Do you have a phobia? A phobia is described as “an extreme or irrational fear or aversion to something”, and having a phobia about something is by no means uncommon.
For example, how many of us are scared of spiders? In some people the mere sight of a spider can trigger a near hysterical reaction, screaming and running away. In the UK at least, where spiders which can actually harm you are rare, that response could seem irrational and difficult to understand.
Yet this fear of spiders is one of the most common phobias – arachnophobia. Other relatively common phobias include the fear of heights (acrophobia), the fear of confined spaces (claustrophobia), the fear of dogs (cynophobia), the fear of injections (trypanophobia) and the fear of flying (pteromerhanophobia).
You could argue there’s nothing irrational about these fears; after all, dogs might bite, aeroplanes might crash and who would be enthusiastic about having needles stuck into them? It could also be that some fears are pre-programmed into us, part of a primeval survival instinct that most people simply overcome better than others. In some cases, a phobia might be brought on by a specific incident or trauma, or it might just develop gradually over time.

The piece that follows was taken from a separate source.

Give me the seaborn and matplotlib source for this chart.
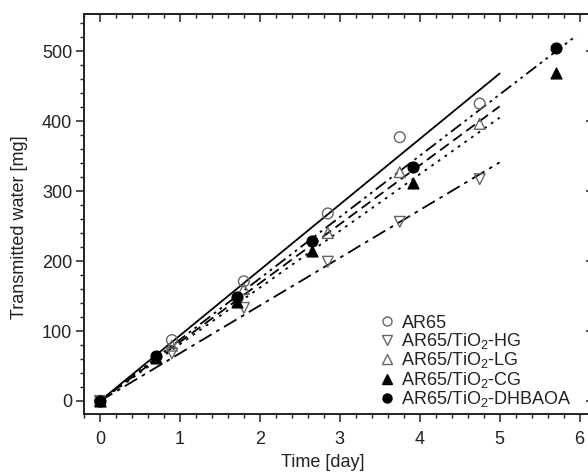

It’s the level of fear associated with these things that makes them irrational and marks them out as a phobia. It’s one thing to be wary of a strange dog, quite another to be terrified of all dogs to the point of inducing severe anxiety and even hysteria.
So it’s likely that many of us will have a phobia about something, even if only a mild one. However, there are also some very strange fears out there which are surprisingly common – so much so that they have been officially classified as a phobia. Here are 10 phobias which, while you might never understand them, are all too real to those who have them!

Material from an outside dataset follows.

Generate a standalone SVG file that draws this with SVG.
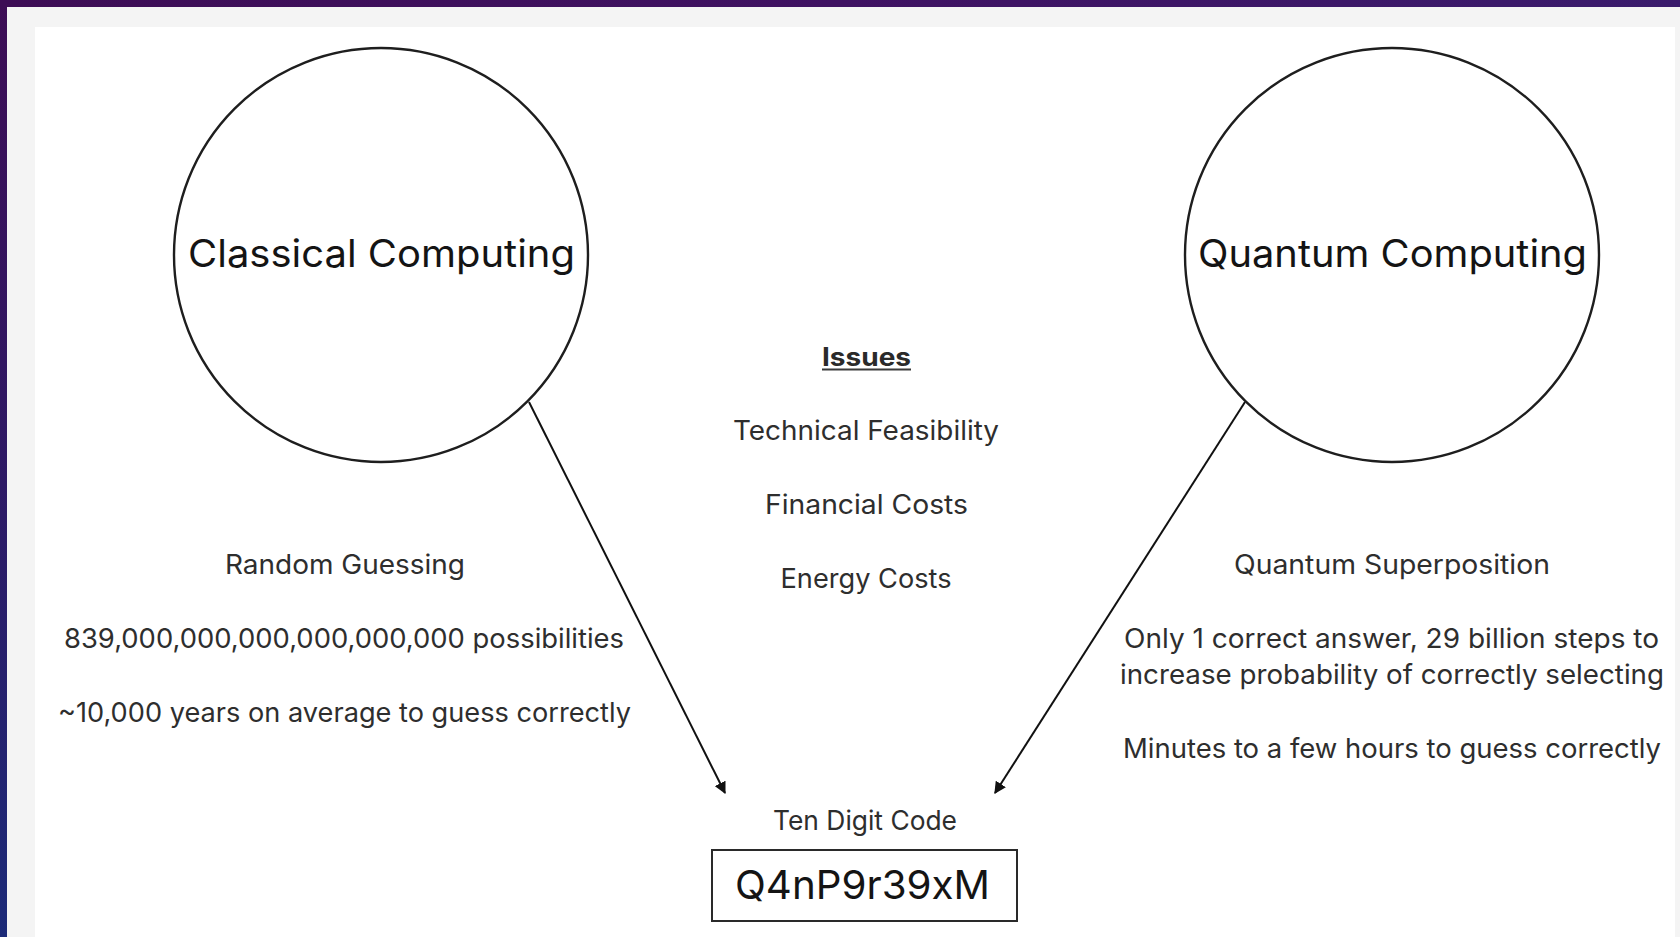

- Turophobia... the fear of cheese. A surprising number of people are really scared of cheese, whether it’s the sight of it, the smell, the feel or the taste. For some turophobes it’s just one type of cheese, while for others any cheese could bring on a cold sweat.
- Coulrophobia... the fear of clowns. Stephen King’s film “It” has a lot to answer for! The scary clown has been found in popular culture for generations, and for some people any clown is scary. Some sufferers will not even venture into MacDonald’s in case clown mascot Ronald MacDonald raises his painted head.
- Nomophobia... fear of being without a mobile phone or network coverage. Now here's a modern phobia that our ancestors need never fear. Its name (short for no-mobile-phobia) was only coined around a decade ago, but a growing number of sufferers exhibit an extreme fear of losing signal, running out of battery or just losing sight of their mobile phone.
- Xanthophobia... fear of the colour yellow. Anything yellow, even the sun, can trigger anxiety in people with this phobia. Even the word “yellow” can bring on a reaction. Be careful who you give daffodils to!
- Triskaidekaphobia... fear of the number 13. What starts out as a quaint superstition can bloom into a fully fledged terror of the number 13 in some people. It is often associated with fear of Friday the 13th (paraskevidekatriaphobia), when some sufferers simply refuse to emerge from under the duvet. Others just avoid anything related to the “unlucky” number.
- Pogonophobia... fear of beards. Facial hair has made a comeback in recent years, with “hipsters” sporting full bushy beards, but for some people it is the stuff of nightmares. Some psychologists suggest it’s because it’s hard to read the facial expressions of a man with a beard, and thereby fathom his intent. Or it could just be an inherited fear of Vikings?
- Papaphobia... fear of the Pope. Being a practising Catholic could be a tough one if you’re afflicted with this phobia. Seen as a branch of hierophobia (fear of holy individuals and sacred things), it can be triggered by a trauma associated with the Pope or the papacy.
- Omphalophobia... fear of the navel. Just seeing or thinking about a belly button can repulse people with this phobia. It also extends to touching another person’s navel or having their own navel touched or seen.
- Somniphobia... fear of falling asleep. Repeated nightmares or worrying you might die while asleep can result in an extreme fear of ‘the land of nod’. Others just worry that too much of their precious time is wasted on sleep when there’s so much else to do. The inevitability of falling asleep only makes the fear worse.
- Gephyrophobia... the fear of crossing bridges. People with this phobia will go to extreme lengths to avoid crossing a bridge. Journeys have to be meticulously planned, often involving long diversions, or avoided altogether. Some sufferers only fear driving across a bridge, a fear so real that in certain American cities you can pay someone else to drive your car across a bridge.
Finally there is one more phobia to mention; phobophobia is the fear of phobias, and specifically of the feelings of anxiety and distress associated with them. Honestly, it exists.